Yesterday I forgot to ask about the game of four-corners that Zizek suggests one can make out of certain distinctions Heidegger makes. UniSing, you love the square – maybe you could draw one up and post it here? If you don’t know the section I’m talking about, I’ll give you the page reference later (I’m not at home).

On another note, I thought of a reading idea for either the newly formed Lacanian reading group or for us after we finish The Tick. It pertains to the short discussion we had on symptoms just before The Thing had to leave. While there is no ‘beyond’, where the unconscious is fully external an in the world in the form of our actions, there is nonetheless something odd attached to it all . I referred to Freud’s “Repetition and working through” and the idea that intellectualizing or being able to speak about the ‘cuase’ of your symptom was not enough to bring about the end of analysis. This morning I remembered that in that same paper he refers to something that he feels is fundamental, but that he can’t get go into because its too controversial and involved to include in the paper he’s writing. There is a reference at that point, however, to the “rat dude”.

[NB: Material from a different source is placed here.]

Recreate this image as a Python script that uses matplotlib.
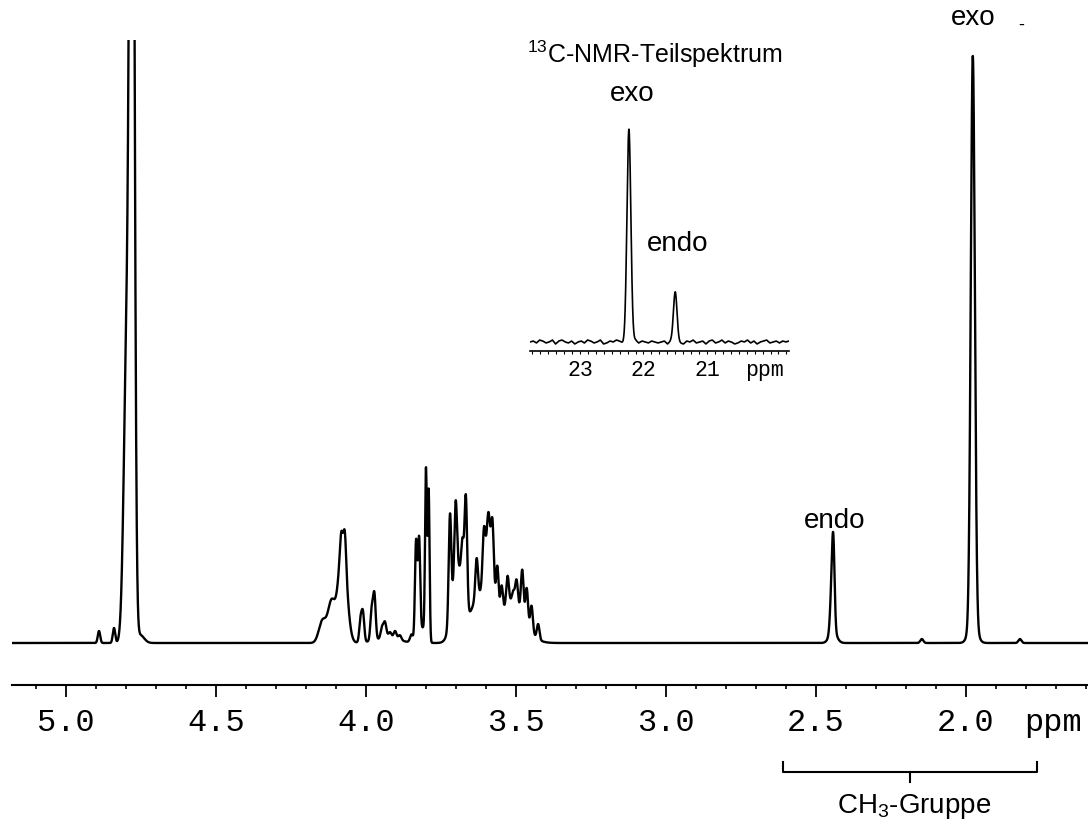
import numpy as np
import matplotlib.pyplot as plt
from matplotlib.ticker import MultipleLocator, FixedLocator, FormatStrFormatter

plt.rcParams['font.family'] = ['Liberation Sans', 'DejaVu Sans']
plt.rcParams['mathtext.fontset'] = 'custom'
plt.rcParams['mathtext.rm'] = 'Liberation Sans'
plt.rcParams['mathtext.it'] = 'Liberation Sans'

# 1H spectrum, peak list: centre (ppm), height, width (ppm)
h1_ppm = [4.890, 4.840, 4.780, 4.797, 4.753,
          4.078, 4.115, 4.145, 4.083, 4.070,
          4.018, 4.010, 3.981, 3.972, 3.947, 3.937, 3.920, 3.903, 3.887, 3.848, 3.930,
          3.833, 3.823, 3.800, 3.791, 3.810,
          3.693, 3.627, 3.590, 3.513,
          3.720, 3.701, 3.678, 3.667, 3.631, 3.607, 3.592, 3.578, 3.562, 3.548,
          3.528, 3.509, 3.498, 3.479, 3.464, 3.448, 3.426,
          2.448, 2.442, 2.443, 2.147,
          1.977, 1.977, 1.820]
h1_height = [12, 15, 1200, 300, 8,
             100, 40, 22, 15, 25,
             22, 28, 30, 45, 10, 16, 6, 8, 5, 8, 5,
             100, 98, 165, 150, 15,
             75, 45, 85, 42,
             104, 74, 44, 109, 39, 44, 26, 50, 47, 28,
             28, 10, 24, 44, 35, 26, 15,
             35, 80, 12, 4,
             565, 22, 4]
h1_width = [0.004, 0.004, 0.0073, 0.010, 0.0133,
            0.014, 0.012, 0.012, 0.004, 0.004,
            0.0043, 0.0043, 0.0043, 0.0043, 0.0043, 0.005, 0.005, 0.005, 0.005, 0.005, 0.040,
            0.0037, 0.0037, 0.003, 0.003, 0.010,
            0.0183, 0.0233, 0.0133, 0.040,
            0.0043, 0.0043, 0.0043, 0.0043, 0.0043, 0.0043, 0.0043, 0.0043, 0.0043, 0.0043,
            0.0043, 0.0043, 0.0043, 0.0043, 0.0043, 0.0043, 0.0043,
            0.005, 0.0043, 0.012, 0.005,
            0.0067, 0.0133, 0.005]

h1_ticks = [5.0, 4.5, 4.0, 3.5, 3.0, 2.5, 2.0]

# 13C inset peaks
c13_ppm = [22.23, 21.50]
c13_height = [212, 49]
c13_width = [0.031, 0.028]
c13_ticks = [23, 22, 21]
c13_noise = [0, 1, -1, 2, 1, -1, 0, 2, -2, 1, 2, 0, -1, 1, -2, 0, 1, -1, 2, 1,
             -1, 0, 2, -2, -1, 1, 0, 2, 1, -1, -2, 1, 0, 2, -1, 1, 0, -1, 1, 0,
             -1, 0, 1, -2, 1, 2, 0, -1, -2, 1, 0, 2, -1, 0, 1, -2, 1, 2, -1, 0,
             2, -1, 1, 0, -2, -1, 1, 0, 2, -1, 1, -2, 0, 1, 2, -1, 0, 1, -1, 1,
             0, 1]


def spectrum(x, centres, heights, widths):
    y = np.zeros_like(x)
    for c, h, w in zip(centres, heights, widths):
        y += h * np.exp(-0.5 * ((x - c) / w) ** 2)
    return y


fig = plt.figure(figsize=(10.88, 8.21), dpi=100)

# main 1H spectrum
ax = fig.add_axes([12 / 1088, 136 / 821, 1076 / 1088, 645 / 821])
x = np.linspace(5.18, 1.593, 24000)
ax.plot(x, spectrum(x, h1_ppm, h1_height, h1_width), color='black', lw=1.7)
ax.set_xlim(5.18, 1.593)
ax.set_ylim(-42, 603)
for side in ['top', 'left', 'right']:
    ax.spines[side].set_visible(False)
ax.spines['bottom'].set_linewidth(1.5)
ax.set_yticks([])
ax.xaxis.set_major_locator(FixedLocator(h1_ticks))
ax.xaxis.set_minor_locator(MultipleLocator(0.1))
ax.xaxis.set_major_formatter(FormatStrFormatter('%.1f'))
ax.tick_params(axis='x', which='major', direction='out', length=8.6, width=1.3,
               pad=8, labelsize=23, labelfontfamily='Liberation Mono')
ax.tick_params(axis='x', which='minor', direction='out', length=3, width=1.2)
ax.annotate('ppm', xy=(1.71, 0), xycoords=('data', 'axes fraction'),
            xytext=(0, -16.6), textcoords='offset points', ha='center', va='top',
            fontsize=23, family='Liberation Mono')

ax.text(1.977, 618, 'exo', ha='center', va='baseline', fontsize=20)
ax.text(1.815, 613, '-', ha='center', va='baseline', fontsize=13)
ax.text(2.437, 115, 'endo', ha='center', va='baseline', fontsize=20)

# CH3 bracket below the axis
ax.plot([2.61, 2.61, 1.763, 1.763], [-119, -129, -129, -119], color='black',
        lw=1.5, clip_on=False)
ax.plot([2.187, 2.187], [-129, -139], color='black', lw=1.5, clip_on=False)
ax.text(2.173, -170, 'CH$_3$-Gruppe', ha='center', va='baseline', fontsize=20)

# 13C inset
axi = fig.add_axes([530 / 1088, 470 / 821, 259 / 1088, 231 / 821])
xc = np.linspace(23.787, 19.709, 6000)
noise_ppm = np.linspace(23.787, 19.709, len(c13_noise))
yc = spectrum(xc, c13_ppm, c13_height, c13_width) + np.interp(xc, noise_ppm[::-1], c13_noise[::-1])
axi.plot(xc, yc, color='black', lw=1.2)
axi.set_xlim(23.787, 19.709)
axi.set_ylim(-9, 222)
axi.patch.set_alpha(0)
for side in ['top', 'left', 'right']:
    axi.spines[side].set_visible(False)
axi.spines['bottom'].set_linewidth(1.2)
axi.set_yticks([])
axi.xaxis.set_major_locator(FixedLocator(c13_ticks))
axi.xaxis.set_minor_locator(MultipleLocator(0.125))
axi.tick_params(axis='x', which='major', direction='out', length=2, width=0.8,
                pad=4.5, labelsize=15.5, labelfontfamily='Liberation Mono')
axi.tick_params(axis='x', which='minor', direction='out', length=2, width=0.8)
axi.annotate('ppm', xy=(20.1, 0), xycoords=('data', 'axes fraction'),
             xytext=(0, -6.5), textcoords='offset points', ha='center', va='top',
             fontsize=15.5, family='Liberation Mono')

axi.text(21.82, 279, '$^{13}$C-NMR-Teilspektrum', ha='center', va='baseline', fontsize=18)
axi.text(22.18, 241, 'exo', ha='center', va='baseline', fontsize=20)
axi.text(21.47, 91, 'endo', ha='center', va='baseline', fontsize=20)

fig.savefig('out.png', dpi=100)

What we find in the rat-man study is an elaboration of ‘constructions of analysis’, something that must be logically supposed to happen, but will never be remembered by the subject in question. It seems to me that this is akin to Lacan’s (Zizek’s) ‘fundamental fantasy’.

So…

I thought a one or two week reading list on this topic might look like this:

  1. “A child is being beaten” (Freud)
  2. “Constructions of Analysis” (Freud)
  3. Selections from the Rat Man case study
  4. “Lacan’s Myths” (Dorian Leader in the Cambridge Companion to Lacan)
  5. Sections of SOI where Z talks about Benjamin’s Gonads (er… Monad)

The obvious gap being that I’m not sure what Lacan we would read. I think there’s a seminar on Fantasy, but is it in English, and which sections of it would we read (rather than doing the whole thing?)